Días de nieve. Se agradecen. El sábado pasé todo el día fuera de casa. Viajamos a la sierra madrileña y no había contado con la sorpresa de encontrar un paisaje nevado. Antes de partir olvidé que la nieve estaba cayendo en medio país. Ha sido un fin de semana algo desapacible: no hubo sólo nieve, sino también mucho frío, viento y lluvia. Estuve observando, de camino, la blancura de las montañas, de las cunetas, de los tejados, de los campos. Parecía un paisaje fantasmal o un paisaje de leche, como si lo que uno viera no fuese real, sino parte de un sueño. La nieve y la lluvia contienen ese poder. Al bajar del coche y poner los pies en tierra sentí ese crujido del que les hablé en otra ocasión. El crujido reconfortante de un sendero cubierto por la nieve. No iba preparado y mis zapatos, frágiles, no resistieron el empuje brutal del suelo helado. Se me calaron los calcetines. Cinco minutos más tarde los pies me dolían tanto que estuve tentado de pedir en una tasca una sopa caliente y echármela de tobillos para abajo. Entramos a comer a una bodega y, al salir, creo que un par de horas después, tuve que soportar una decepción: el paisaje blanco ya no lo era, había trocado su pureza por los tonos verdes de los bosques y los matojos. Se había fundido la nieve, por el sol o tal vez por la lluvia. La sensación fue extraña: interponer una puerta entre uno y el mundo y, transcurridas dos horas, encontrarse el paraje contrario. Me dio la sensación de que me había trasladado en el espacio, pero no en el tiempo, pues la luz era parecida antes y después: gris, lechosa, onírica, fantasmal, imprecisa.
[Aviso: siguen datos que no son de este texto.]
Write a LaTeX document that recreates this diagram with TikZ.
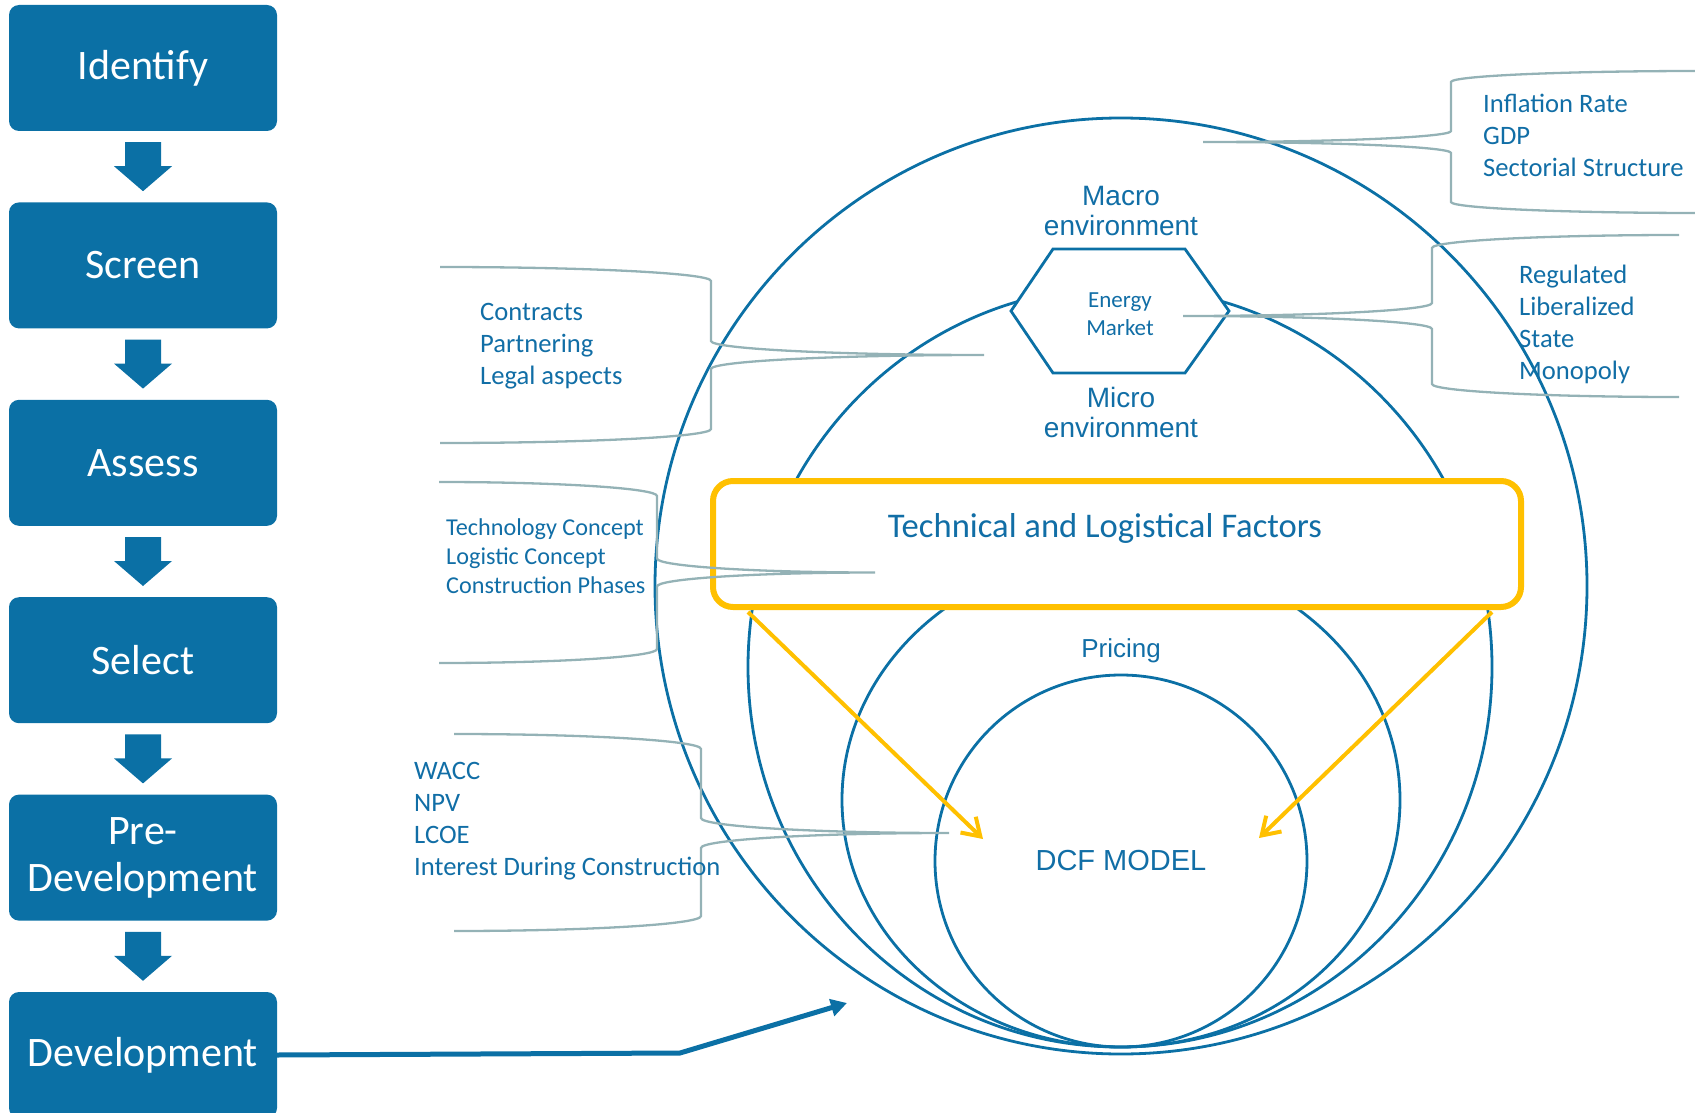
\documentclass[tikz,border=0pt]{standalone}
\usepackage{fontspec}
\setmainfont{Carlito}
\newfontfamily\arialfont{Liberation Sans}
\usetikzlibrary{positioning,chains,calc,arrows.meta}

\definecolor{stageblue}{RGB}{11,112,165}
\definecolor{textblue}{RGB}{17,110,166}
\definecolor{bracegray}{RGB}{148,178,182}
\definecolor{factoryellow}{RGB}{255,192,0}

% arm x, corner x, tip x, top y, tip y, bottom y, bend
\newcommand{\sidebrace}[7]{%
  \draw[braceline] (#1,#4) .. controls ({#1+.55*(#2-#1)},#4) and (#2,{#4+.45*#7}) .. (#2,{#4+#7})
    -- (#2,{#5-#7}) .. controls (#2,{#5-.45*#7}) and ({#3-.55*(#3-#2)},#5) .. (#3,#5)
    .. controls ({#3-.55*(#3-#2)},#5) and (#2,{#5+.45*#7}) .. (#2,{#5+#7})
    -- (#2,{#6-#7}) .. controls (#2,{#6-.45*#7}) and ({#1+.55*(#2-#1)},#6) .. (#1,#6);}

\begin{document}
\begin{tikzpicture}[x=1pt,y=-1pt,
    stagebox/.style={rounded corners=10pt,fill=stageblue,text=white,minimum width=268pt,minimum height=126pt,inner sep=0pt,align=center,font=\fontsize{42}{47}\selectfont},
    ring/.style={draw=stageblue,line width=2.8pt},
    braceline/.style={draw=bracegray,line width=2.3pt},
    listtext/.style={text=textblue,align=left,anchor=base west,inner sep=0pt,font=\fontsize{26.6}{32}\selectfont},
    envtext/.style={text=textblue,align=center,anchor=base,inner sep=0pt,font=\arialfont\fontsize{28}{29.5}\selectfont},
    factarrow/.style={draw=factoryellow,line width=4pt,-{Straight Barb[length=17pt,width=22pt]}},
    devarrow/.style={draw=stageblue,line width=5pt,-{Triangle[length=16pt,width=17pt]}}
    ]
    \useasboundingbox (0,0) rectangle (1695,1113);
    \clip (0,0) rectangle (1695,1113);

    % project stages
    \begin{scope}[start chain=going below,node distance=71pt,nodes={stagebox,on chain}]
        \node (identify) at (143,68) {Identify};
        \node (screen) {Screen};
        \node (assess) {Assess};
        \node (select) {Select};
        \node (predev) {Pre-\\Development};
        \node (dev) {Development};
    \end{scope}
    \foreach \a/\b in {identify/screen,screen/assess,assess/select,select/predev,predev/dev}
    {\fill[stageblue] ($(\a.south)!.5!(\b.north)$) ++(-18,-24.5) -- ++(36,0) -- ++(0,24) -- ++(11,0) -- ++(-29,25) -- ++(-29,-25) -- ++(11,0) -- cycle;}

    \coordinate (bend) at (680,1053);
    \coordinate (devtip) at (847,1003);
    \draw[devarrow] (dev.east) -- (bend) -- (devtip);

    % environments
    \draw[ring] (1121,586) ellipse[x radius=466,y radius=468];
    \draw[ring] (1120,667) ellipse[x radius=372,y radius=380];
    \draw[ring] (1121,800) ellipse[x radius=279,y radius=247];
    \node[ring,circle,minimum size=372pt,inner sep=0pt,text=textblue,font=\arialfont\fontsize{29}{34}\selectfont] (dcf) at (1121,861) {DCF MODEL};

    \node[draw=factoryellow,line width=6pt,fill=white,rounded corners=20pt,minimum width=808pt,minimum height=126pt] (tlf) at (1117,544) {};
    \node[envtext,font=\fontsize{34.6}{40}\selectfont] (tlftext) at (1105,537) {Technical and Logistical Factors};

    \draw[ring,fill=white,line join=miter] (1011,311) -- (1053,249) -- (1185,249) -- (1229,311) -- (1185,373) -- (1053,373) -- cycle;
    \node[envtext,font=\fontsize{23}{28}\selectfont] (energy) at (1120,335) {Energy\\Market};
    \node[envtext] (macro) at (1121,235) {Macro\\environment};
    \node[envtext] (micro) at (1121,437) {Micro\\environment};
    \node[envtext,font=\arialfont\fontsize{26}{30}\selectfont] (pricing) at (1121,657) {Pricing};

    \coordinate (lhit) at (983,839);
    \coordinate (rhit) at (1259,838);
    \draw[factarrow] ($(tlf.south west)+(38,2)$) -- (lhit);
    \draw[factarrow] ($(tlf.south east)+(-32,2)$) -- (rhit);

    % braces and lists
    \sidebrace{440}{711}{984}{267}{355}{443}{14}
    \sidebrace{439}{657}{875}{482}{572.5}{663}{14}
    \sidebrace{454}{701}{949}{734}{833}{931}{15}
    \sidebrace{1700}{1451}{1203}{71}{142}{213}{11}
    \sidebrace{1679}{1432}{1183}{235}{316}{397}{13}

    \node[listtext] (contracts) at (480,384) {Contracts\\Partnering\\Legal aspects};
    \node[listtext,font=\fontsize{24.2}{29}\selectfont] (concepts) at (446,593) {Technology Concept\\Logistic Concept\\Construction Phases};
    \node[listtext] (finance) at (414,875) {WACC\\NPV\\LCOE\\Interest During Construction};
    \node[listtext] (macrolist) at (1483,176) {Inflation Rate\\GDP\\Sectorial Structure};
    \node[listtext] (marketlist) at (1519,379) {Regulated\\Liberalized\\State\\Monopoly};
\end{tikzpicture}
\end{document}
Por la mañana, en cambio, en la ciudad había caído una lluvia fina, de esas lluvias impertinentes o mojabobos. Son las peores. Cree uno que no se moja porque caen cuatro gotas débiles, y no le importa no cubrirse, no guarecerse en un portal o bajo el toldo de una tienda, y entonces se queda a la intemperie, sin nada entre él y el cielo, y en cinco minutos está calado. Por la tarde esa lluvia incomodó a los transeúntes. La acompañó el viento, para hacer más desapacible el día.
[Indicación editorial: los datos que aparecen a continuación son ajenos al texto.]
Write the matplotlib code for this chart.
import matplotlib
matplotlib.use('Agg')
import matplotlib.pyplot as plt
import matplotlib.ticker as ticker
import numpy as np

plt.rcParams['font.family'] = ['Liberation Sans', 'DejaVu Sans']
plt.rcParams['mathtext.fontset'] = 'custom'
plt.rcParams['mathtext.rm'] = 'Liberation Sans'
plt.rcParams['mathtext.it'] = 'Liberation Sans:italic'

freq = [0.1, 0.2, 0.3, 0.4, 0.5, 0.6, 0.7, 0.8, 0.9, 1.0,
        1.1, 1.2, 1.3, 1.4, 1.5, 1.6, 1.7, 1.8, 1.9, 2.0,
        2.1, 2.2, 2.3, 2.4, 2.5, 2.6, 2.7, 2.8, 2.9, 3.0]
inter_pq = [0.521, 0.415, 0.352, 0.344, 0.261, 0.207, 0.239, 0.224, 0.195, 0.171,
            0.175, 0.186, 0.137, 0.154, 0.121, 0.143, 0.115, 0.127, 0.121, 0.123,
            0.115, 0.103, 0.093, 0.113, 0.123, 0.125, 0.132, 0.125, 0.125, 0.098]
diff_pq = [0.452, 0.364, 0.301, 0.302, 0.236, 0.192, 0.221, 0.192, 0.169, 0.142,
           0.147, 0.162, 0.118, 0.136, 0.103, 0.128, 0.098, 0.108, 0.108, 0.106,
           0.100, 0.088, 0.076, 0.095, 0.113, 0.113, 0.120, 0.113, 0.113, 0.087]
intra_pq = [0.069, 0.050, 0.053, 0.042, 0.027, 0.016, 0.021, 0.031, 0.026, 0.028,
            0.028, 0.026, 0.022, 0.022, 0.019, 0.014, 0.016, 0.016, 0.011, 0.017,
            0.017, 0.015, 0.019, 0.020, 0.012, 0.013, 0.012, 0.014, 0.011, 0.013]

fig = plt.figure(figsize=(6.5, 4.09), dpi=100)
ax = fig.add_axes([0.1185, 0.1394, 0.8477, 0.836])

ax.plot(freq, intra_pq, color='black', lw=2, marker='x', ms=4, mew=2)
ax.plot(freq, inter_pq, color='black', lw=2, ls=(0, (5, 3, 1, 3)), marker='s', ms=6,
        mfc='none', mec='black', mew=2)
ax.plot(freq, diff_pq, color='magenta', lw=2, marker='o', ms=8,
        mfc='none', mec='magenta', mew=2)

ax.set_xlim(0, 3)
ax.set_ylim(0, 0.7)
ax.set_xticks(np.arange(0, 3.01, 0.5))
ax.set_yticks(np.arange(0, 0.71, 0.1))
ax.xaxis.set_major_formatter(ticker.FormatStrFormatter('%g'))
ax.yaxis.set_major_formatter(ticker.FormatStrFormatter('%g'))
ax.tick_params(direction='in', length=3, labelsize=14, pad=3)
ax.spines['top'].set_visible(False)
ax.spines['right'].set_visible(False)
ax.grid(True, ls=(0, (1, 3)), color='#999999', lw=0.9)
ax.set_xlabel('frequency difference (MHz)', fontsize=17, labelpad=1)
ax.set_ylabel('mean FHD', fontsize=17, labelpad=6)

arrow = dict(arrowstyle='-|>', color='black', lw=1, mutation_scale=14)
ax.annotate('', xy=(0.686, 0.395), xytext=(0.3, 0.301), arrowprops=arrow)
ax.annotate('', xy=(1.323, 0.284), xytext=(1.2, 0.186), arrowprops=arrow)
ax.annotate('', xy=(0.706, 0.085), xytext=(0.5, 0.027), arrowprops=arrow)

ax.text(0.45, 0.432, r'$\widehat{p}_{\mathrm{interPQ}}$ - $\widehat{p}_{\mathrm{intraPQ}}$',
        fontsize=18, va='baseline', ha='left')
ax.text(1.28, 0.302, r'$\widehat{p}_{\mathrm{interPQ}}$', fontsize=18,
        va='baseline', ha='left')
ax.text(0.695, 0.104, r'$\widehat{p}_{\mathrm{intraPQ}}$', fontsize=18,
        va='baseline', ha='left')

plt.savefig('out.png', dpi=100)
Pero hubo suerte durante la noche y la madrugada: nevó en la ciudad. Caían copos del tamaño de una moneda de cien pesetas, aquel tipo de moneda que nos recordaba a los doblones de las novelas y películas de piratas. Si es difícil pillar un taxi libre a las tantas de la mañana de un sábado, la otra noche fue aún peor. A la hora de regreso a casa el metro estaba cerrado, y no hallé ninguna luz verde en las calles, la luz verde de los taxis libres, que en las noches heladas supone, cuando uno la ve, una emoción similar a la del caminante que divisa un oasis en el desierto. Avistar esas luces supone, si el clima nocturno es cruel, un faro en la tiniebla. Reconozco, no obstante, que no me amargó el hecho de no conseguir un taxi. Pude, así, caminar durante media hora mientras una lluvia de copos me envolvía. Toda la ciudad soportaba en la noche ese velo blanco, pero también unas ráfagas de viento. La nieve no cuajaba, y empezaron a formarse en las calles charcos grandes y pequeños riachuelos. Tuve la impresión de que regresaba a casa nadando. Y el resultado no fue muy distinto que si hubiera hecho unos largos en una piscina o atravesado un lago: se me empapó el pelo, se calaron otra vez los zapatos, incluso se humedecieron los pañuelos de papel que guardaba en los bolsillos del abrigo. Al entrar en casa me miré en el espejo, para comprobar si me habían crecido agallas y aletas dorsales. Afuera, el velo blanco iluminaba las calles y las fachadas de los edificios. Me pregunté cómo sería el paisaje, a esas horas, en mi ciudad, con la que estuvo cayendo.